By Kaylie Seed
Canadian author Mallory Tater had her debut novel The Birth Yard “birthed” into this world in March of this year and it is filled with so many important themes that we need to be discussing around women’s rights. This coming-of-age story follows eighteen-year-old Sable Ursu as she navigates her way through an intense patriarchal cult called The Den all while trying to make her family proud. Throughout the novel, Sable is left to struggle with the oppressive world she finds herself in. The Den believes that men are superior and that women need to be controlled. This includes who they marry, when they conceive, and The Den requires women to take pills to keep their hysteria at bay. This cult is extremely misogynistic and while The Den wants to take care of the women who live there they (the men of The Den) view women only as vessels who are meant to serve them and carry children.

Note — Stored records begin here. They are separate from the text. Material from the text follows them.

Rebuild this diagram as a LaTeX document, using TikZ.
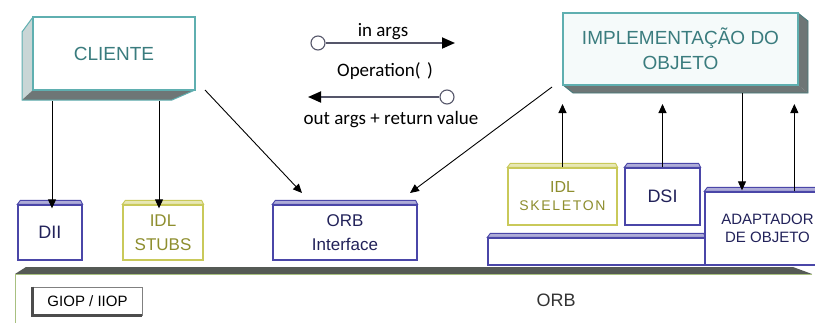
\documentclass[tikz,border=0pt]{standalone}
\usepackage{fontspec}
\setmainfont{Liberation Sans}
\newfontfamily\calfont{Carlito}
\usetikzlibrary{arrows.meta,calc}

\definecolor{tealedge}{HTML}{5FAFB0}
\definecolor{tealtext}{HTML}{3A7C7E}
\definecolor{sideface}{HTML}{C9D6D6}
\definecolor{darkface}{HTML}{6E7676}
\definecolor{navyedge}{HTML}{4A46A8}
\definecolor{navytext}{HTML}{22225A}
\definecolor{oliveedge}{HTML}{C9C95A}
\definecolor{olivetext}{HTML}{8E8E2E}
\definecolor{orbtop}{HTML}{555A55}
\definecolor{greenedge}{HTML}{A8C080}
\definecolor{argline}{HTML}{55566A}

\tikzset{
  box/.style={draw, fill=white, line width=1.3pt, inner sep=0pt, align=center},
  bluebox/.style={box, draw=navyedge, text=navytext},
  yellowbox/.style={box, draw=oliveedge, text=olivetext},
  bigbox/.style={box, draw=tealedge, line width=1.4pt, text=tealtext,
    font=\fontsize{19}{25}\selectfont},
  arr/.style={-{Triangle[length=9pt,width=8pt]}, line width=0.9pt, black},
  argarr/.style={-{Triangle[length=13pt,width=11pt,color=black,fill=black]}, line width=1.8pt, argline},
  argdot/.style={circle, draw=argline, line width=1.1pt, fill=white,
    minimum size=14pt, inner sep=0pt},
  arglabel/.style={font=\calfont\fontsize{19}{22}\selectfont, text=black, inner sep=0pt},
}

% raised rim along the top edge of a flat box
\newcommand{\topcap}[2]{%
  \filldraw[draw=#2, fill=#2!45, line width=0.9pt]
    (#1.north west) -- ++(3,-4) -- ($(#1.north east)+(-2,-4)$) -- (#1.north east) -- cycle;}

\begin{document}
\begin{tikzpicture}[x=1pt, y=-1pt]
\useasboundingbox (0,0) rectangle (815,322);
\clip (0,0) rectangle (815,322);
\fill[white] (0,0) rectangle (815,322);

% ---------------- ORB bus ----------------
\fill[white] (15,272) rectangle (830,330);
\fill[orbtop] (15,274) -- (26,267) -- (793,267) -- (812,274) -- cycle;
\draw[greenedge, line width=1.5pt] (15,274.5) -- (812,274.5);
\draw[greenedge, line width=1pt] (15,274) -- (15,330);
\node[draw=gray, fill=white, line width=0.8pt, minimum width=109pt, minimum height=28pt,
  inner sep=0pt, font=\fontsize{15}{18}\selectfont] (giop) at (87.5,301) {GIOP / IIOP};
\draw[black!70, line width=2.5pt] (giop.north west) -- (giop.south west) -- (giop.south east);
\node[font=\fontsize{18}{20}\selectfont, text=black!80] (orb) at (556,300) {ORB};

% ---------------- client side ----------------
\fill[sideface] (33,17) -- (22,32) -- (22,100) -- (33,90) -- cycle;
\fill[darkface] (33,90) -- (195,90) -- (172,100) -- (22,100) -- cycle;
\draw[tealedge, line width=1pt] (33,17) -- (22,32) -- (22,100) -- (172,100) -- (195,90);
\node[bigbox, minimum width=162pt, minimum height=73pt] (cli) at (114,53.5) {CLIENTE};

% ---------------- object implementation ----------------
\fill[darkface] (798,13) -- (808,21) -- (808,93) -- (798,85) -- cycle;
\fill[darkface] (563,85) -- (798,85) -- (808,93) -- (573,93) -- cycle;
\draw[tealedge!70!black, line width=0.8pt] (798,13) -- (808,21) -- (808,93) -- (573,93) -- (563,85);
\node[bigbox, fill=tealedge!6, minimum width=235pt, minimum height=72pt] (impl) at (680.5,49)
  {IMPLEMENTAÇÃO DO\\OBJETO};

% ---------------- invocation legend ----------------
\node[argdot] (o1) at (318,43) {};
\coordinate (a1) at (455,43);
\draw[argarr] (o1.east) -- (a1);
\node[arglabel] (inargs) at (383,32) {in args};
\node[arglabel] (op) at (385,71) {Operation(\,\,)};
\node[argdot] (o2) at (447,97) {};
\coordinate (a2) at (308,97);
\draw[argarr] (o2.west) -- (a2);
\node[arglabel] (outargs) at (391,120) {out args + return value};

% ---------------- client-side components ----------------
\node[bluebox, minimum width=64pt, minimum height=55pt,
  font=\fontsize{18}{24}\selectfont] (dii) at (50,232.5) {DII};
\topcap{dii}{navyedge}
\node[yellowbox, minimum width=80pt, minimum height=55pt,
  font=\fontsize{17}{24}\selectfont] (stubs) at (163,232.5) {IDL\\STUBS};
\topcap{stubs}{oliveedge}
\node[bluebox, minimum width=144pt, minimum height=55pt,
  font=\fontsize{17}{24}\selectfont] (orbi) at (345,232.5) {ORB\\Interface};
\topcap{orbi}{navyedge}

% ---------------- server-side components ----------------
\node[bluebox, minimum width=217pt, minimum height=27pt] (plat) at (596.5,251.5) {};
\topcap{plat}{navyedge}
\node[yellowbox, minimum width=109pt, minimum height=57pt,
  font=\fontsize{14}{18}\selectfont] (skel) at (562.5,196.5)
  {\fontsize{16}{18}\selectfont IDL\\\addfontfeature{LetterSpace=12}SKELETON};
\topcap{skel}{oliveedge}
\node[bluebox, minimum width=75pt, minimum height=57pt,
  font=\fontsize{18}{20}\selectfont] (dsi) at (662.5,196.5) {DSI};
\topcap{dsi}{navyedge}
\node[bluebox, minimum width=125pt, minimum height=73pt,
  font=\fontsize{15}{18}\selectfont] (adap) at (767.5,228.5) {ADAPTADOR\\DE OBJETO};
\topcap{adap}{navyedge}

% ---------------- connectors ----------------
\coordinate (cliA) at (52,101);
\coordinate (cliB) at (159,101);
\draw[arr] (cliA) -- ($(cliA |- dii.north)+(0,4)$);
\draw[arr] (cliB) -- ($(cliB |- stubs.north)+(0,4)$);

\coordinate (cliC) at (205,90);
\coordinate (orbiL) at (302,193);
\draw[arr] (cliC) -- (orbiL);
\coordinate (implC) at (552,87);
\coordinate (orbiR) at (410,193);
\draw[arr] (implC) -- (orbiR);

\coordinate (implbase) at (680,104);
\draw[arr] (skel.north) -- (skel.north |- implbase);
\draw[arr] (dsi.north) -- (dsi.north |- implbase);
\coordinate (implD) at (742,93);
\draw[arr] (implD) -- ($(implD |- adap.north)+(0,-1)$);
\coordinate (adapU) at ($(adap.north west)+(90,0)$);
\draw[arr] (adapU) -- (adapU |- implbase);
\end{tikzpicture}
\end{document}
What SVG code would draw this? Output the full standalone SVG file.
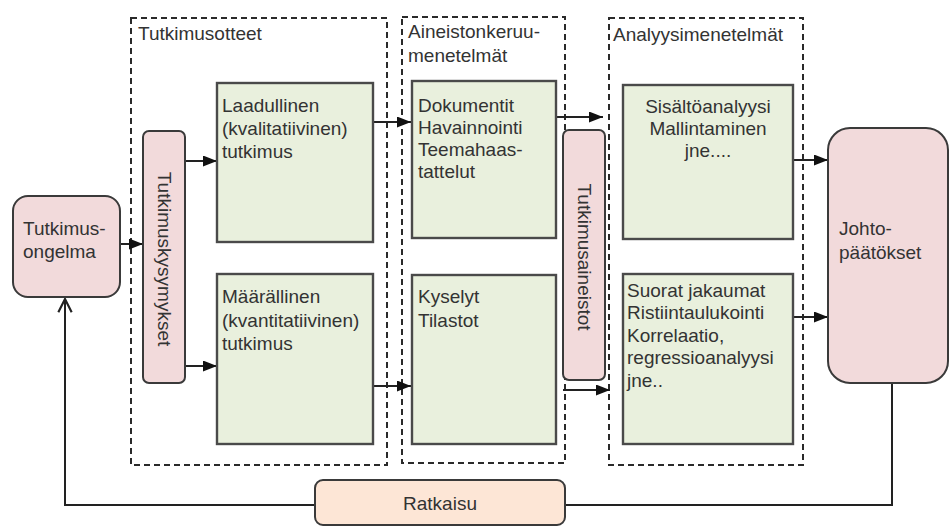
<svg xmlns="http://www.w3.org/2000/svg" width="950" height="527" viewBox="0 0 950 527">
  <defs>
    <marker id="arrow" viewBox="0 0 14 11" refX="14" refY="5.5" markerWidth="14" markerHeight="11" markerUnits="userSpaceOnUse" orient="auto">
      <path d="M0,0 L14,5.5 L0,11 z" fill="#111"/>
    </marker>
    <marker id="open" viewBox="0 0 12 12" refX="11" refY="6" markerWidth="16" markerHeight="16" markerUnits="userSpaceOnUse" orient="auto">
      <path d="M1,1 L11,6 L1,11" fill="none" stroke="#222" stroke-width="1.6"/>
    </marker>
    <style>
      .frame { fill: none; stroke: #2a2a2a; stroke-width: 2; stroke-dasharray: 6 4; }
      .pink { fill: #f2dadb; stroke: #3a3a3a; stroke-width: 2; }
      .green { fill: #e9f0dd; stroke: #4a4a4a; stroke-width: 2.4; }
      .peach { fill: #fde6d6; stroke: #3a3a3a; stroke-width: 2; }
      .wire { fill: none; stroke: #222; stroke-width: 2; }
      .arr { marker-end: url(#arrow); }
      text { font-family: "Liberation Sans", Arial, sans-serif; font-size: 19px; fill: #333; }
    </style>
  </defs>
  <rect width="950" height="527" fill="#fff"/>

  <!-- dashed section frames -->
  <g id="frame-tutkimusotteet">
    <rect class="frame" x="131" y="18" width="256" height="447"/>
    <text x="138" y="40">Tutkimusotteet</text>
  </g>
  <g id="frame-aineistonkeruu">
    <rect class="frame" x="402" y="17" width="163" height="446"/>
    <text x="408" y="38">Aineistonkeruu-</text>
    <text x="408" y="62">menetelmät</text>
  </g>
  <g id="frame-analyysi">
    <rect class="frame" x="609" y="18" width="194" height="447"/>
    <text x="613" y="41">Analyysimenetelmät</text>
  </g>

  <!-- connectors -->
  <g id="connectors">
    <line class="wire arr" x1="120" y1="244" x2="143" y2="244"/>
    <line class="wire arr" x1="185" y1="161" x2="217" y2="161"/>
    <line class="wire arr" x1="185" y1="366" x2="217" y2="366"/>
    <line class="wire arr" x1="373" y1="122" x2="411" y2="122"/>
    <line class="wire arr" x1="373" y1="386" x2="411" y2="386"/>
    <line class="wire arr" x1="556" y1="117" x2="603" y2="117"/>
    <line class="wire arr" x1="563" y1="390" x2="610" y2="390"/>
    <line class="wire arr" x1="793" y1="160" x2="828" y2="160"/>
    <line class="wire arr" x1="793" y1="317" x2="828" y2="317"/>
    <polyline class="wire" points="892,383 892,505 565,505"/>
    <polyline class="wire" points="315,505 65,505 65,299" marker-end="url(#open)"/>
  </g>

  <g id="tutkimusongelma">
    <rect class="pink" x="13" y="196" width="107" height="101" rx="15"/>
    <text x="23" y="235">Tutkimus-</text>
    <text x="23" y="258">ongelma</text>
  </g>

  <g id="tutkimuskysymykset">
    <rect class="pink" x="143" y="131" width="42" height="252" rx="6"/>
    <text x="164" y="259" text-anchor="middle" dominant-baseline="central" transform="rotate(90 164 259)">Tutkimuskysymykset</text>
  </g>

  <g id="laadullinen">
    <rect class="green" x="217" y="83" width="156" height="159"/>
    <text x="222" y="112">Laadullinen</text>
    <text x="222" y="135">(kvalitatiivinen)</text>
    <text x="222" y="158">tutkimus</text>
  </g>

  <g id="maarallinen">
    <rect class="green" x="217" y="274" width="156" height="170"/>
    <text x="222" y="303">Määrällinen</text>
    <text x="222" y="327">(kvantitatiivinen)</text>
    <text x="222" y="350">tutkimus</text>
  </g>

  <g id="dokumentit">
    <rect class="green" x="412" y="81" width="144" height="157"/>
    <text x="418" y="112">Dokumentit</text>
    <text x="418" y="134">Havainnointi</text>
    <text x="418" y="156">Teemahaas-</text>
    <text x="418" y="178">tattelut</text>
  </g>

  <g id="kyselyt">
    <rect class="green" x="412" y="275" width="144" height="169"/>
    <text x="418" y="303">Kyselyt</text>
    <text x="418" y="327">Tilastot</text>
  </g>

  <g id="tutkimusaineistot">
    <rect class="pink" x="563" y="130" width="42" height="250" rx="6"/>
    <text x="584" y="257" text-anchor="middle" dominant-baseline="central" transform="rotate(90 584 257)">Tutkimusaineistot</text>
  </g>

  <g id="sisaltoanalyysi">
    <rect class="green" x="623" y="85" width="170" height="154"/>
    <text x="708" y="113" text-anchor="middle">Sisältöanalyysi</text>
    <text x="708" y="135" text-anchor="middle">Mallintaminen</text>
    <text x="708" y="157" text-anchor="middle">jne....</text>
  </g>

  <g id="suorat">
    <rect class="green" x="623" y="274" width="170" height="170"/>
    <text x="627" y="297">Suorat jakaumat</text>
    <text x="627" y="319">Ristiintaulukointi</text>
    <text x="627" y="342">Korrelaatio,</text>
    <text x="627" y="364">regressioanalyysi</text>
    <text x="627" y="387">jne..</text>
  </g>

  <g id="johtopaatokset">
    <rect class="pink" x="828" y="128" width="120" height="255" rx="22"/>
    <text x="839" y="235">Johto-</text>
    <text x="839" y="259">päätökset</text>
  </g>

  <g id="ratkaisu">
    <rect class="peach" x="315" y="480" width="250" height="45" rx="8"/>
    <text x="440" y="510" text-anchor="middle">Ratkaisu</text>
  </g>
</svg>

The Birth Yard is chock full of intense themes including women’s rights, reproductive rights, misogyny, birth control, and womanhood. All of these themes are mixed in with Sable’s narrative as she goes from timid, conforming girl to boisterous, freethinking woman. Sable begins to question the ways of The Den when she is in the Birth Yard preparing to give birth to her daughter and while she wants to make her family proud she also realizes that staying in The Den will put her daughter in harm’s way - something she does not want to do. Tater weaves all of these themes effortlessly through the plot and has created a distinct narrative that can take a bit of time for the reader to get used to. Visually, Tater takes all of the male words in The Birth Yard and capitalizes them so that it is reinforced to the reader that men are superior to the women in this world. The way Tater writes Sable’s narration also changes as Sable goes through her journey in the story. It is brilliant!
It’s clear to the reader that Margaret Atwood’s The Handmaids Tale was an influence in Tater’s The Birth Yard but it should be made known that The Birth Yard is its own novel with so many different aspects including, and prominently, that it is not a totalitarian dystopia but rather The Den is a cult that exists in life as we know it. Tater deserves praise for creating this intense world that Sable has to navigate and there are a lot of parallels in The Birth Yard that ring true to the treatment of women in society today (even if it’s not as extreme in real life). Without giving anything away, the ending to The Birth Yard has the reader craving for more and leaves a lot of unanswered questions, so naturally the reader hopes that Sable’s story is not over yet. Tater has created a world that the reader wants to be both immersed in and free from and that shows just how well done this novel is. As a fellow Canadian, I cannot wait to see what Tater ends up writing next.
*Readers who enjoyed The Handmaid’s Tale would thoroughly enjoy The Birth Yard.